NELSON DE SÁ
DA FOLHAPRESS
A China estaria deixando de comprar soja americana, podendo se voltar quase inteiramente para a brasileira. Foi o que concluiu, em tom de aviso, um relatório da consultoria americana AgResource, publicado pelo site da Bolsa de Mercadorias de Chicago.
“Em meados de maio, a China já teria normalmente garantido pelo menos 1 milhão de toneladas de soja dos Estados Unidos para entrega no ano comercial seguinte”, afirma o texto. “Neste ano, os EUA não venderam uma tonelada à China para entrega no ano comercial 2024/25.”
Com isso, “é possível que a China, em 2025 e além, consiga obter quase toda a sua soja do Brasil”. O “white paper” da AgResource recorre a dados do Departamento de Agricultura dos EUA para sustentar sua avaliação.
De imediato, para este ano, o quadro dependeria da safra brasileira, se consegue ou não confirmar um volume capaz de suprir a demanda chinesa a ponto de Pequim prescindir da soja dos EUA. Seja como for, “não parece que a China vá importar uma tonelada sequer dos EUA acima do que absolutamente precisar”.

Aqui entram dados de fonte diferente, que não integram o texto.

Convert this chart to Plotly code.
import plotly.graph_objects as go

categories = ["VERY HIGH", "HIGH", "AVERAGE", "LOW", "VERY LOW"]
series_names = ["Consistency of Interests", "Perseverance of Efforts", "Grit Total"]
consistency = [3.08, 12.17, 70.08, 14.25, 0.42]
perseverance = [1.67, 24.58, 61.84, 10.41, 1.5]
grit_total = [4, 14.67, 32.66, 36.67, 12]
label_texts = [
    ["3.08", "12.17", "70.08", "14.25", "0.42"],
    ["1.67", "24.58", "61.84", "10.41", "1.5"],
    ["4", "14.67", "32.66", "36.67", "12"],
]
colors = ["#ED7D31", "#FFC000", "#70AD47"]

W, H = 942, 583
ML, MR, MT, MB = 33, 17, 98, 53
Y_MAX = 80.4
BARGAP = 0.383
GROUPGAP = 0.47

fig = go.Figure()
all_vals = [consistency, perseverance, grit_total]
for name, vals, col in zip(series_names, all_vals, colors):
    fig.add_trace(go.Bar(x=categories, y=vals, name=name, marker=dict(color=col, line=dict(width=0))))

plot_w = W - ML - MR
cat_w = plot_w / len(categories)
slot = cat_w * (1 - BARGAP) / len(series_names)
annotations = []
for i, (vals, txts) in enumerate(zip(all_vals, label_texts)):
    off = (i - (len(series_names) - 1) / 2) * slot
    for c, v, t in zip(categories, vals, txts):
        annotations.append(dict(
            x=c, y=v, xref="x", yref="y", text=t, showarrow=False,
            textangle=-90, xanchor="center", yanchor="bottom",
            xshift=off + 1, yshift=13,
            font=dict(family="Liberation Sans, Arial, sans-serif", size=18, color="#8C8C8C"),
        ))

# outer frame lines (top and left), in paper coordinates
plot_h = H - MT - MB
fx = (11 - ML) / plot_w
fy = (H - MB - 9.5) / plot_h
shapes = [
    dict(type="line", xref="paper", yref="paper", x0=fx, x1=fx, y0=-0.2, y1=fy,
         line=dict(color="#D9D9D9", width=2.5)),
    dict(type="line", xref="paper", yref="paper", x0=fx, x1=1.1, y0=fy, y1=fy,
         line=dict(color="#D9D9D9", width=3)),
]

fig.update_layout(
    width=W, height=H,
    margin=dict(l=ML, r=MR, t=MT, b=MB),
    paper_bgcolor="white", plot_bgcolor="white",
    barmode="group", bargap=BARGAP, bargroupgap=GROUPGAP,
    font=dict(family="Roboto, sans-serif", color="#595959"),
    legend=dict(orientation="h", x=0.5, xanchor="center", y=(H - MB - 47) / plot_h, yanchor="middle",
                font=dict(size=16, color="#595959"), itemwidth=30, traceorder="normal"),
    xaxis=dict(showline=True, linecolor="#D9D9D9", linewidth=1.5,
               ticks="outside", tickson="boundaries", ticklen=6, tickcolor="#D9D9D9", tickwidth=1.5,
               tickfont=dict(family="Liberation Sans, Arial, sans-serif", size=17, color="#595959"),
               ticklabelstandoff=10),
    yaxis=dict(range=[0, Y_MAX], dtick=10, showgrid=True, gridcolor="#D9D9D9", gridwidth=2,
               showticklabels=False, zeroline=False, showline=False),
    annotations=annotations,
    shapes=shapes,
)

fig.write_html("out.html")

Daí para a frente, o relatório se diz preocupado que o comércio mundial de soja seja “impactado pela política” devido às relações abaladas entre Washington e Pequim. Não haveria perspectiva de melhora “não importa quem seja presidente em janeiro de 2025”, se Joe Biden ou Donald Trump.
O relatório foi recebido com ceticismo no Brasil, apontando-se para o risco de dependência ainda maior do país frente à China, mas sobretudo na direção contrária.
Para o ex-presidente da Conab (Companhia Nacional de Abastecimento), hoje coordenador do Centro de Estudos do Agronegócio da Fundação Getúlio Vargas, Guilherme Bastos, a projeção da AgResource não é factível, sublinhando que a China evitaria depender tanto do Brasil.
“Eles fazerem o suprimento de apenas uma fonte é muito pouco provável, eles não são loucos”, diz o engenheiro agrônomo. “Quando começou a primeira guerra comercial do Trump com a China, de fato, houve desaceleração nas compras, tanto que abriu oportunidades para o Brasil. Mas parar completamente, não.”
Ele lembra que no início de junho, diante da medida provisória brasileira que restringia uma compensação de tributos no setor, a China voltou imediatamente a comprar soja nos EUA. A MP foi abandonada pouco depois.
Bastos acrescenta que “sempre tem a questão de preço”, como evidenciado no próprio levantamento. No momento, o Brasil tem os preços mais competitivos, enquanto os EUA estão na entressafra, “plantando agora a próxima safra”.
Por outro lado, ele avalia que “o Brasil tem excedente exportável para atender a demanda chinesa” por soja. Ela estaria entre 105 milhões e 106 milhões de toneladas, e o excedente brasileiro, pouco abaixo disso, em 101 milhões e 102 milhões de toneladas.
Para ele, a China só deixaria de importar dos EUA se o quadro geopolítico mudasse: “Ela pode [fazê-lo ao] ver complicações lá na frente, retaliações em termos comerciais”.
Questionado sobre o risco de dependência do Brasil em soja, na saída de um evento com o setor agrícola brasileiro em Pequim, o chefe do Departamento Internacional do Partido Comunista, Liu Jianchao, respondeu: “Como disse o presidente Xi Jinping, temos que segurar a tigela de arroz em nossas próprias mãos”.
“Somos capazes de abastecer nosso povo com nosso próprio campo produzindo alimentos”, disse. “Mas garantimos, em relação à segurança alimentar, a cooperação de que precisamos com outros países, inclusive o Brasil, um parceiro muito forte e importante.”
Acrescentou que a China tem boas relações, para tanto, “com países como a Rússia, como o Vietnã, como os Estados Unidos também. Precisamos ter essa colaboração, para garantir a segurança alimentar”.
Cotado para ser o próximo chanceler chinês, Liu disse que o forte vínculo sino-brasileiro em agricultura, que no evento abordou desde a produção de pequenos tratores chineses no Nordeste até a cooperação entre as principais faculdades da área, serve de modelo para outros países em desenvolvimento.
E que, “diante do consenso entre ambos os líderes [Xi e Lula], há uma boa oportunidade para levar adiante” essa relação. “Haverá algumas ações de Estado muito importantes, paralelamente à cúpula do G20 no Brasil”, afirmou.